START Source excerpt

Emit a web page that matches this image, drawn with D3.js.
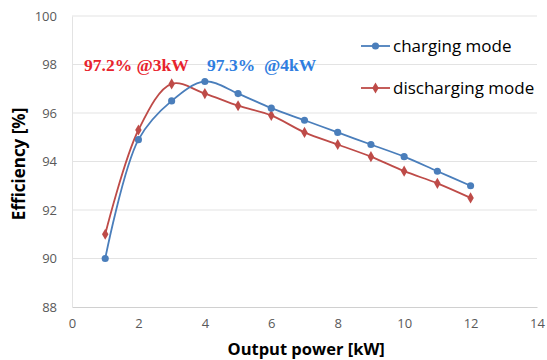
<!DOCTYPE html>
<html>
<head>
<meta charset="utf-8">
<script src="https://cdn.jsdelivr.net/npm/d3@7"></script>
<style>
  body { margin: 0; background: #fff; }
</style>
</head>
<body>
<script>
// data
const power = [1, 2, 3, 4, 5, 6, 7, 8, 9, 10, 11, 12];
const charging = [90.0, 94.9, 96.5, 97.3, 96.8, 96.2, 95.7, 95.2, 94.7, 94.2, 93.6, 93.0];
const discharging = [91.0, 95.3, 97.2, 96.8, 96.3, 95.9, 95.2, 94.7, 94.2, 93.6, 93.1, 92.5];
const xTicks = [0, 2, 4, 6, 8, 10, 12, 14];
const yTicks = [88, 90, 92, 94, 96, 98, 100];
const seriesNames = ["charging mode", "discharging mode"];

const width = 547;
const height = 360;
const marginLeft = 72;
const marginRight = 10;
const marginTop = 16;
const marginBottom = 53;

const blue = "#4a7ebb";
const red = "#be4b48";

const svg = d3.select("body").append("svg")
    .attr("width", width)
    .attr("height", height);

const chartWidth = width - marginLeft - marginRight;
const chartHeight = height - marginTop - marginBottom;

const xScale = d3.scaleLinear().domain([0, 14]).range([0, 465]);
const yScale = d3.scaleLinear().domain([88, 100]).range([chartHeight, 0]);

const g = svg.append("g")
    .attr("transform", "translate(" + marginLeft + "," + marginTop + ")");

// grid lines
g.append("g")
    .selectAll("line")
    .data(yTicks.filter(d => d > 88))
    .join("line")
    .attr("x1", 0)
    .attr("x2", xScale(14))
    .attr("y1", d => yScale(d))
    .attr("y2", d => yScale(d))
    .attr("stroke", "#e3e3e3")
    .attr("stroke-width", 1);

// x axis
const xAxis = g.append("g")
    .attr("transform", "translate(0," + chartHeight + ")")
    .call(d3.axisBottom(xScale).tickValues(xTicks).tickSize(0).tickPadding(12));
xAxis.select(".domain").attr("stroke", "#d0d0d0");
xAxis.selectAll("text")
    .attr("font-size", "13px")
    .attr("font-family", "Open Sans")
    .attr("fill", "#595959");

// y axis
const yAxis = g.append("g")
    .call(d3.axisLeft(yScale).tickValues(yTicks).tickSize(0).tickPadding(15));
yAxis.select(".domain").attr("stroke", "#e3e3e3");
yAxis.selectAll("text")
    .attr("font-size", "13px")
    .attr("font-family", "Open Sans")
    .attr("fill", "#595959");

// axis titles
svg.append("text")
    .attr("x", marginLeft + xScale(7.05))
    .attr("y", 355)
    .attr("text-anchor", "middle")
    .attr("font-size", "16.5px")
    .attr("font-weight", "bold")
    .attr("font-family", "Open Sans")
    .attr("fill", "#000")
    .text("Output power [kW]");

svg.append("text")
    .attr("transform", "translate(25," + (marginTop + yScale(93.9)) + ") rotate(-90)")
    .attr("text-anchor", "middle")
    .attr("font-size", "17px")
    .attr("font-weight", "bold")
    .attr("font-family", "Open Sans")
    .attr("fill", "#000")
    .text("Efficiency [%]");

// lines
const line = d3.line()
    .x(d => xScale(d[0]))
    .y(d => yScale(d[1]))
    .curve(d3.curveCatmullRom.alpha(0.5));

const seriesData = [
    { name: seriesNames[0], color: blue, values: d3.zip(power, charging), shape: d3.symbolCircle, size: 40 },
    { name: seriesNames[1], color: red, values: d3.zip(power, discharging), shape: d3.symbolDiamond, size: 36 }
];

seriesData.slice().reverse().forEach(s => {
    g.append("path")
        .datum(s.values)
        .attr("fill", "none")
        .attr("stroke", s.color)
        .attr("stroke-width", 1.8)
        .attr("d", line);
});

seriesData.slice().reverse().forEach(s => {
    g.append("g")
        .selectAll("path")
        .data(s.values)
        .join("path")
        .attr("transform", d => "translate(" + xScale(d[0]) + "," + yScale(d[1]) + ")")
        .attr("d", d3.symbol().type(s.shape).size(s.size))
        .attr("fill", s.color);
});

// annotations
svg.append("text")
    .attr("x", 84)
    .attr("y", 71)
    .attr("font-size", "17.5px")
    .attr("font-weight", "bold")
    .attr("font-family", "Liberation Serif")
    .attr("fill", "#e8232d")
    .text("97.2% @3kW");

svg.append("text")
    .attr("x", 207)
    .attr("y", 71)
    .attr("font-size", "17.5px")
    .attr("font-weight", "bold")
    .attr("font-family", "Liberation Serif")
    .attr("fill", "#2f7ee0")
    .attr("xml:space", "preserve")
    .style("white-space", "pre")
    .text("97.3%  @4kW");

// legend
const legend = svg.append("g");
seriesData.forEach((s, i) => {
    const ly = 46 + i * 42;
    legend.append("line")
        .attr("x1", 361).attr("x2", 390)
        .attr("y1", ly).attr("y2", ly)
        .attr("stroke", s.color)
        .attr("stroke-width", 1.8);
    legend.append("path")
        .attr("transform", "translate(375.5," + ly + ")")
        .attr("d", d3.symbol().type(s.shape).size(s.size))
        .attr("fill", s.color);
    legend.append("text")
        .attr("x", 393)
        .attr("y", ly + 5.5)
        .attr("font-size", "17px")
        .attr("font-family", "Open Sans")
        .attr("fill", "#000")
        .text(s.name);
});
</script>
</body>
</html>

END Source excerpt

### Given problem
Copy all the lines of data exactly as they appear, dropping any images.

### Full solution
Emit a web page that matches this image, drawn with D3.js.
<!DOCTYPE html>
<html>
<head>
<meta charset="utf-8">
<script src="https://cdn.jsdelivr.net/npm/d3@7"></script>
<style>
  body { margin: 0; background: #fff; }
</style>
</head>
<body>
<script>
// data
const power = [1, 2, 3, 4, 5, 6, 7, 8, 9, 10, 11, 12];
const charging = [90.0, 94.9, 96.5, 97.3, 96.8, 96.2, 95.7, 95.2, 94.7, 94.2, 93.6, 93.0];
const discharging = [91.0, 95.3, 97.2, 96.8, 96.3, 95.9, 95.2, 94.7, 94.2, 93.6, 93.1, 92.5];
const xTicks = [0, 2, 4, 6, 8, 10, 12, 14];
const yTicks = [88, 90, 92, 94, 96, 98, 100];
const seriesNames = ["charging mode", "discharging mode"];

const width = 547;
const height = 360;
const marginLeft = 72;
const marginRight = 10;
const marginTop = 16;
const marginBottom = 53;

const blue = "#4a7ebb";
const red = "#be4b48";

const svg = d3.select("body").append("svg")
    .attr("width", width)
    .attr("height", height);

const chartWidth = width - marginLeft - marginRight;
const chartHeight = height - marginTop - marginBottom;

const xScale = d3.scaleLinear().domain([0, 14]).range([0, 465]);
const yScale = d3.scaleLinear().domain([88, 100]).range([chartHeight, 0]);

const g = svg.append("g")
    .attr("transform", "translate(" + marginLeft + "," + marginTop + ")");

// grid lines
g.append("g")
    .selectAll("line")
    .data(yTicks.filter(d => d > 88))
    .join("line")
    .attr("x1", 0)
    .attr("x2", xScale(14))
    .attr("y1", d => yScale(d))
    .attr("y2", d => yScale(d))
    .attr("stroke", "#e3e3e3")
    .attr("stroke-width", 1);

// x axis
const xAxis = g.append("g")
    .attr("transform", "translate(0," + chartHeight + ")")
    .call(d3.axisBottom(xScale).tickValues(xTicks).tickSize(0).tickPadding(12));
xAxis.select(".domain").attr("stroke", "#d0d0d0");
xAxis.selectAll("text")
    .attr("font-size", "13px")
    .attr("font-family", "Open Sans")
    .attr("fill", "#595959");

// y axis
const yAxis = g.append("g")
    .call(d3.axisLeft(yScale).tickValues(yTicks).tickSize(0).tickPadding(15));
yAxis.select(".domain").attr("stroke", "#e3e3e3");
yAxis.selectAll("text")
    .attr("font-size", "13px")
    .attr("font-family", "Open Sans")
    .attr("fill", "#595959");

// axis titles
svg.append("text")
    .attr("x", marginLeft + xScale(7.05))
    .attr("y", 355)
    .attr("text-anchor", "middle")
    .attr("font-size", "16.5px")
    .attr("font-weight", "bold")
    .attr("font-family", "Open Sans")
    .attr("fill", "#000")
    .text("Output power [kW]");

svg.append("text")
    .attr("transform", "translate(25," + (marginTop + yScale(93.9)) + ") rotate(-90)")
    .attr("text-anchor", "middle")
    .attr("font-size", "17px")
    .attr("font-weight", "bold")
    .attr("font-family", "Open Sans")
    .attr("fill", "#000")
    .text("Efficiency [%]");

// lines
const line = d3.line()
    .x(d => xScale(d[0]))
    .y(d => yScale(d[1]))
    .curve(d3.curveCatmullRom.alpha(0.5));

const seriesData = [
    { name: seriesNames[0], color: blue, values: d3.zip(power, charging), shape: d3.symbolCircle, size: 40 },
    { name: seriesNames[1], color: red, values: d3.zip(power, discharging), shape: d3.symbolDiamond, size: 36 }
];

seriesData.slice().reverse().forEach(s => {
    g.append("path")
        .datum(s.values)
        .attr("fill", "none")
        .attr("stroke", s.color)
        .attr("stroke-width", 1.8)
        .attr("d", line);
});

seriesData.slice().reverse().forEach(s => {
    g.append("g")
        .selectAll("path")
        .data(s.values)
        .join("path")
        .attr("transform", d => "translate(" + xScale(d[0]) + "," + yScale(d[1]) + ")")
        .attr("d", d3.symbol().type(s.shape).size(s.size))
        .attr("fill", s.color);
});

// annotations
svg.append("text")
    .attr("x", 84)
    .attr("y", 71)
    .attr("font-size", "17.5px")
    .attr("font-weight", "bold")
    .attr("font-family", "Liberation Serif")
    .attr("fill", "#e8232d")
    .text("97.2% @3kW");

svg.append("text")
    .attr("x", 207)
    .attr("y", 71)
    .attr("font-size", "17.5px")
    .attr("font-weight", "bold")
    .attr("font-family", "Liberation Serif")
    .attr("fill", "#2f7ee0")
    .attr("xml:space", "preserve")
    .style("white-space", "pre")
    .text("97.3%  @4kW");

// legend
const legend = svg.append("g");
seriesData.forEach((s, i) => {
    const ly = 46 + i * 42;
    legend.append("line")
        .attr("x1", 361).attr("x2", 390)
        .attr("y1", ly).attr("y2", ly)
        .attr("stroke", s.color)
        .attr("stroke-width", 1.8);
    legend.append("path")
        .attr("transform", "translate(375.5," + ly + ")")
        .attr("d", d3.symbol().type(s.shape).size(s.size))
        .attr("fill", s.color);
    legend.append("text")
        .attr("x", 393)
        .attr("y", ly + 5.5)
        .attr("font-size", "17px")
        .attr("font-family", "Open Sans")
        .attr("fill", "#000")
        .text(s.name);
});
</script>
</body>
</html>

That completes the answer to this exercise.